**REQUIREMENTS:**
Please output every line of the material as it stands, without the pictures.

>> Start SOURCE EXCERPT

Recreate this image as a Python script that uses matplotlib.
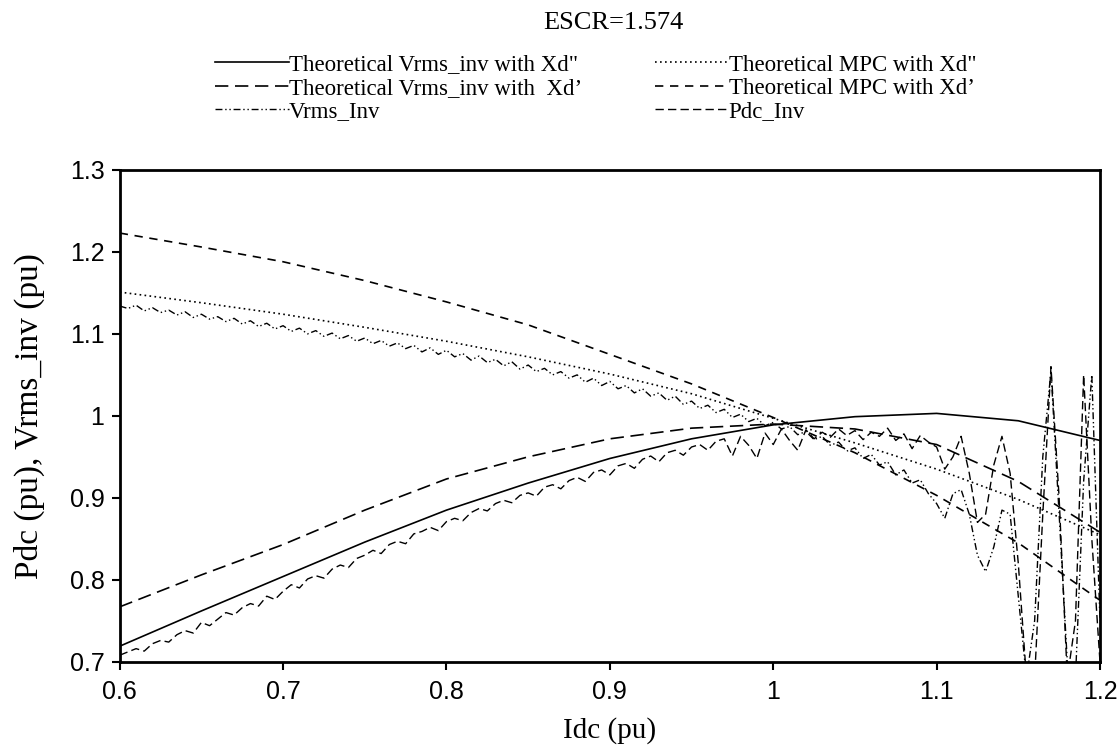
import matplotlib.pyplot as plt

# theoretical curves (Idc in pu)
idc = [0.60, 0.65, 0.70, 0.75, 0.80, 0.85, 0.90, 0.95, 1.00, 1.05, 1.10, 1.15, 1.20]
vrms_xd2 = [0.719, 0.762, 0.804, 0.846, 0.885, 0.918, 0.948, 0.972, 0.989, 0.999, 1.003, 0.994, 0.970]
vrms_xd1 = [0.767, 0.806, 0.843, 0.885, 0.923, 0.950, 0.972, 0.985, 0.990, 0.984, 0.965, 0.920, 0.858]
mpc_xd2 = [1.151, 1.138, 1.124, 1.108, 1.091, 1.072, 1.051, 1.027, 0.997, 0.967, 0.935, 0.898, 0.855]
mpc_xd1 = [1.223, 1.206, 1.188, 1.165, 1.139, 1.111, 1.075, 1.039, 0.998, 0.955, 0.903, 0.845, 0.775]

# measured (simulation) curves
idc_sim = [0.600, 0.605, 0.610, 0.615, 0.620, 0.625, 0.630, 0.635, 0.640, 0.645,
           0.650, 0.655, 0.660, 0.665, 0.670, 0.675, 0.680, 0.685, 0.690, 0.695,
           0.700, 0.705, 0.710, 0.715, 0.720, 0.725, 0.730, 0.735, 0.740, 0.745,
           0.750, 0.755, 0.760, 0.765, 0.770, 0.775, 0.780, 0.785, 0.790, 0.795,
           0.800, 0.805, 0.810, 0.815, 0.820, 0.825, 0.830, 0.835, 0.840, 0.845,
           0.850, 0.855, 0.860, 0.865, 0.870, 0.875, 0.880, 0.885, 0.890, 0.895,
           0.900, 0.905, 0.910, 0.915, 0.920, 0.925, 0.930, 0.935, 0.940, 0.945,
           0.950, 0.955, 0.960, 0.965, 0.970, 0.975, 0.980, 0.985, 0.990, 0.995,
           1.000, 1.005, 1.010, 1.015, 1.020, 1.025, 1.030, 1.035, 1.040, 1.045,
           1.050, 1.055, 1.060, 1.065, 1.070, 1.075, 1.080, 1.085, 1.090, 1.095,
           1.100, 1.105, 1.110, 1.115, 1.120, 1.125, 1.130, 1.135, 1.140, 1.145,
           1.150, 1.155, 1.160, 1.165, 1.170, 1.175, 1.180, 1.185, 1.190, 1.195,
           1.200]
vrms_inv = [1.134, 1.131, 1.135, 1.128, 1.132, 1.126, 1.129, 1.123, 1.127, 1.120,
            1.124, 1.118, 1.121, 1.115, 1.119, 1.112, 1.116, 1.109, 1.113, 1.106,
            1.110, 1.103, 1.107, 1.100, 1.104, 1.097, 1.101, 1.094, 1.098, 1.091,
            1.095, 1.088, 1.092, 1.085, 1.089, 1.082, 1.086, 1.078, 1.083, 1.075,
            1.080, 1.072, 1.076, 1.068, 1.073, 1.065, 1.069, 1.061, 1.066, 1.057,
            1.062, 1.054, 1.058, 1.050, 1.054, 1.046, 1.050, 1.041, 1.046, 1.037,
            1.042, 1.033, 1.037, 1.028, 1.033, 1.024, 1.028, 1.019, 1.024, 1.014,
            1.018, 1.009, 1.013, 1.004, 1.008, 0.998, 1.002, 0.993, 0.997, 0.988,
            0.992, 0.984, 0.987, 0.977, 0.981, 0.971, 0.975, 0.964, 0.968, 0.957,
            0.961, 0.948, 0.953, 0.940, 0.944, 0.928, 0.934, 0.918, 0.922, 0.905,
            0.893, 0.875, 0.905, 0.910, 0.880, 0.830, 0.810, 0.840, 0.885, 0.880,
            0.780, 0.680, 0.750, 0.950, 1.055, 0.880, 0.700, 0.680, 0.920, 1.050,
            0.750]
pdc_inv = [0.708, 0.712, 0.716, 0.713, 0.722, 0.726, 0.724, 0.733, 0.738, 0.735,
           0.748, 0.744, 0.752, 0.760, 0.757, 0.766, 0.771, 0.768, 0.780, 0.776,
           0.786, 0.794, 0.790, 0.801, 0.805, 0.802, 0.813, 0.818, 0.815, 0.826,
           0.830, 0.836, 0.832, 0.843, 0.847, 0.844, 0.856, 0.859, 0.864, 0.860,
           0.871, 0.875, 0.872, 0.882, 0.887, 0.884, 0.893, 0.897, 0.894, 0.903,
           0.906, 0.902, 0.913, 0.916, 0.911, 0.921, 0.925, 0.920, 0.931, 0.934,
           0.928, 0.939, 0.942, 0.936, 0.947, 0.951, 0.944, 0.955, 0.958, 0.952,
           0.962, 0.965, 0.958, 0.969, 0.972, 0.951, 0.975, 0.964, 0.948, 0.979,
           0.965, 0.984, 0.970, 0.958, 0.983, 0.972, 0.980, 0.974, 0.984, 0.976,
           0.982, 0.971, 0.980, 0.975, 0.985, 0.970, 0.978, 0.960, 0.976, 0.968,
           0.962, 0.935, 0.950, 0.975, 0.930, 0.870, 0.880, 0.940, 0.975, 0.930,
           0.820, 0.680, 0.680, 0.880, 1.060, 0.900, 0.680, 0.750, 1.050, 0.850,
           0.700]

plt.rcParams['font.family'] = ['Liberation Serif']
fig = plt.figure(figsize=(11.19, 7.52), dpi=100)
ax = fig.add_axes([0.107, 0.12, 0.876, 0.654])

# plotted in legend order (legend fills column by column)
ax.plot(idc, vrms_xd2, color='black', lw=1.2, ls='-', label='Theoretical Vrms_inv with Xd"')
ax.plot(idc, vrms_xd1, color='black', lw=1.2, ls=(0, (8, 4)), label="Theoretical Vrms_inv with  Xd\u2019")
ax.plot(idc_sim, vrms_inv, color='black', lw=1.0, ls=(0, (5, 2, 1, 2, 1, 2)), label='Vrms_Inv')
ax.plot(idc, mpc_xd2, color='black', lw=1.2, ls=(0, (1, 2)), label='Theoretical MPC with Xd"')
ax.plot(idc, mpc_xd1, color='black', lw=1.2, ls=(0, (5, 4)), label="Theoretical MPC with Xd\u2019")
ax.plot(idc_sim, pdc_inv, color='black', lw=1.0, ls=(0, (6, 3)), label='Pdc_Inv')

ax.set_xlim(0.6, 1.2)
ax.set_ylim(0.7, 1.3)
ax.set_xticks([0.6, 0.7, 0.8, 0.9, 1.0, 1.1, 1.2])
ax.set_xticklabels(['0.6', '0.7', '0.8', '0.9', '1', '1.1', '1.2'], family='Liberation Sans', fontsize=18)
ax.set_yticks([0.7, 0.8, 0.9, 1.0, 1.1, 1.2, 1.3])
ax.set_yticklabels(['0.7', '0.8', '0.9', '1', '1.1', '1.2', '1.3'], family='Liberation Sans', fontsize=18)
ax.tick_params(axis='x', direction='out', length=6, width=1.5, pad=7)
ax.tick_params(axis='y', direction='out', length=6, width=1.5, pad=5)
for sp in ax.spines.values():
    sp.set_linewidth(2)

ax.set_xlabel('Idc (pu)', fontsize=21)
ax.set_ylabel('Pdc (pu), Vrms_inv (pu)', fontsize=24)
ax.xaxis.set_label_coords(0.5, -0.112)
ax.yaxis.set_label_coords(-0.076, 0.5)
fig.text(0.548, 0.969, 'ESCR=1.574', fontsize=19, ha='center', va='center')

fig.legend(*ax.get_legend_handles_labels(), loc='upper left',
           bbox_to_anchor=(0.174, 0.955), ncol=2, frameon=False,
           fontsize=16.5, handlelength=3.2, handletextpad=0.0, columnspacing=3.2,
           labelspacing=0.1, borderpad=0.4)

fig.savefig('out.png', dpi=100)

>> End SOURCE EXCERPT

**WRITTEN SOLUTION:**
Recreate this image as a Python script that uses matplotlib.
import matplotlib.pyplot as plt

# theoretical curves (Idc in pu)
idc = [0.60, 0.65, 0.70, 0.75, 0.80, 0.85, 0.90, 0.95, 1.00, 1.05, 1.10, 1.15, 1.20]
vrms_xd2 = [0.719, 0.762, 0.804, 0.846, 0.885, 0.918, 0.948, 0.972, 0.989, 0.999, 1.003, 0.994, 0.970]
vrms_xd1 = [0.767, 0.806, 0.843, 0.885, 0.923, 0.950, 0.972, 0.985, 0.990, 0.984, 0.965, 0.920, 0.858]
mpc_xd2 = [1.151, 1.138, 1.124, 1.108, 1.091, 1.072, 1.051, 1.027, 0.997, 0.967, 0.935, 0.898, 0.855]
mpc_xd1 = [1.223, 1.206, 1.188, 1.165, 1.139, 1.111, 1.075, 1.039, 0.998, 0.955, 0.903, 0.845, 0.775]

# measured (simulation) curves
idc_sim = [0.600, 0.605, 0.610, 0.615, 0.620, 0.625, 0.630, 0.635, 0.640, 0.645,
           0.650, 0.655, 0.660, 0.665, 0.670, 0.675, 0.680, 0.685, 0.690, 0.695,
           0.700, 0.705, 0.710, 0.715, 0.720, 0.725, 0.730, 0.735, 0.740, 0.745,
           0.750, 0.755, 0.760, 0.765, 0.770, 0.775, 0.780, 0.785, 0.790, 0.795,
           0.800, 0.805, 0.810, 0.815, 0.820, 0.825, 0.830, 0.835, 0.840, 0.845,
           0.850, 0.855, 0.860, 0.865, 0.870, 0.875, 0.880, 0.885, 0.890, 0.895,
           0.900, 0.905, 0.910, 0.915, 0.920, 0.925, 0.930, 0.935, 0.940, 0.945,
           0.950, 0.955, 0.960, 0.965, 0.970, 0.975, 0.980, 0.985, 0.990, 0.995,
           1.000, 1.005, 1.010, 1.015, 1.020, 1.025, 1.030, 1.035, 1.040, 1.045,
           1.050, 1.055, 1.060, 1.065, 1.070, 1.075, 1.080, 1.085, 1.090, 1.095,
           1.100, 1.105, 1.110, 1.115, 1.120, 1.125, 1.130, 1.135, 1.140, 1.145,
           1.150, 1.155, 1.160, 1.165, 1.170, 1.175, 1.180, 1.185, 1.190, 1.195,
           1.200]
vrms_inv = [1.134, 1.131, 1.135, 1.128, 1.132, 1.126, 1.129, 1.123, 1.127, 1.120,
            1.124, 1.118, 1.121, 1.115, 1.119, 1.112, 1.116, 1.109, 1.113, 1.106,
            1.110, 1.103, 1.107, 1.100, 1.104, 1.097, 1.101, 1.094, 1.098, 1.091,
            1.095, 1.088, 1.092, 1.085, 1.089, 1.082, 1.086, 1.078, 1.083, 1.075,
            1.080, 1.072, 1.076, 1.068, 1.073, 1.065, 1.069, 1.061, 1.066, 1.057,
            1.062, 1.054, 1.058, 1.050, 1.054, 1.046, 1.050, 1.041, 1.046, 1.037,
            1.042, 1.033, 1.037, 1.028, 1.033, 1.024, 1.028, 1.019, 1.024, 1.014,
            1.018, 1.009, 1.013, 1.004, 1.008, 0.998, 1.002, 0.993, 0.997, 0.988,
            0.992, 0.984, 0.987, 0.977, 0.981, 0.971, 0.975, 0.964, 0.968, 0.957,
            0.961, 0.948, 0.953, 0.940, 0.944, 0.928, 0.934, 0.918, 0.922, 0.905,
            0.893, 0.875, 0.905, 0.910, 0.880, 0.830, 0.810, 0.840, 0.885, 0.880,
            0.780, 0.680, 0.750, 0.950, 1.055, 0.880, 0.700, 0.680, 0.920, 1.050,
            0.750]
pdc_inv = [0.708, 0.712, 0.716, 0.713, 0.722, 0.726, 0.724, 0.733, 0.738, 0.735,
           0.748, 0.744, 0.752, 0.760, 0.757, 0.766, 0.771, 0.768, 0.780, 0.776,
           0.786, 0.794, 0.790, 0.801, 0.805, 0.802, 0.813, 0.818, 0.815, 0.826,
           0.830, 0.836, 0.832, 0.843, 0.847, 0.844, 0.856, 0.859, 0.864, 0.860,
           0.871, 0.875, 0.872, 0.882, 0.887, 0.884, 0.893, 0.897, 0.894, 0.903,
           0.906, 0.902, 0.913, 0.916, 0.911, 0.921, 0.925, 0.920, 0.931, 0.934,
           0.928, 0.939, 0.942, 0.936, 0.947, 0.951, 0.944, 0.955, 0.958, 0.952,
           0.962, 0.965, 0.958, 0.969, 0.972, 0.951, 0.975, 0.964, 0.948, 0.979,
           0.965, 0.984, 0.970, 0.958, 0.983, 0.972, 0.980, 0.974, 0.984, 0.976,
           0.982, 0.971, 0.980, 0.975, 0.985, 0.970, 0.978, 0.960, 0.976, 0.968,
           0.962, 0.935, 0.950, 0.975, 0.930, 0.870, 0.880, 0.940, 0.975, 0.930,
           0.820, 0.680, 0.680, 0.880, 1.060, 0.900, 0.680, 0.750, 1.050, 0.850,
           0.700]

plt.rcParams['font.family'] = ['Liberation Serif']
fig = plt.figure(figsize=(11.19, 7.52), dpi=100)
ax = fig.add_axes([0.107, 0.12, 0.876, 0.654])

# plotted in legend order (legend fills column by column)
ax.plot(idc, vrms_xd2, color='black', lw=1.2, ls='-', label='Theoretical Vrms_inv with Xd"')
ax.plot(idc, vrms_xd1, color='black', lw=1.2, ls=(0, (8, 4)), label="Theoretical Vrms_inv with  Xd\u2019")
ax.plot(idc_sim, vrms_inv, color='black', lw=1.0, ls=(0, (5, 2, 1, 2, 1, 2)), label='Vrms_Inv')
ax.plot(idc, mpc_xd2, color='black', lw=1.2, ls=(0, (1, 2)), label='Theoretical MPC with Xd"')
ax.plot(idc, mpc_xd1, color='black', lw=1.2, ls=(0, (5, 4)), label="Theoretical MPC with Xd\u2019")
ax.plot(idc_sim, pdc_inv, color='black', lw=1.0, ls=(0, (6, 3)), label='Pdc_Inv')

ax.set_xlim(0.6, 1.2)
ax.set_ylim(0.7, 1.3)
ax.set_xticks([0.6, 0.7, 0.8, 0.9, 1.0, 1.1, 1.2])
ax.set_xticklabels(['0.6', '0.7', '0.8', '0.9', '1', '1.1', '1.2'], family='Liberation Sans', fontsize=18)
ax.set_yticks([0.7, 0.8, 0.9, 1.0, 1.1, 1.2, 1.3])
ax.set_yticklabels(['0.7', '0.8', '0.9', '1', '1.1', '1.2', '1.3'], family='Liberation Sans', fontsize=18)
ax.tick_params(axis='x', direction='out', length=6, width=1.5, pad=7)
ax.tick_params(axis='y', direction='out', length=6, width=1.5, pad=5)
for sp in ax.spines.values():
    sp.set_linewidth(2)

ax.set_xlabel('Idc (pu)', fontsize=21)
ax.set_ylabel('Pdc (pu), Vrms_inv (pu)', fontsize=24)
ax.xaxis.set_label_coords(0.5, -0.112)
ax.yaxis.set_label_coords(-0.076, 0.5)
fig.text(0.548, 0.969, 'ESCR=1.574', fontsize=19, ha='center', va='center')

fig.legend(*ax.get_legend_handles_labels(), loc='upper left',
           bbox_to_anchor=(0.174, 0.955), ncol=2, frameon=False,
           fontsize=16.5, handlelength=3.2, handletextpad=0.0, columnspacing=3.2,
           labelspacing=0.1, borderpad=0.4)

fig.savefig('out.png', dpi=100)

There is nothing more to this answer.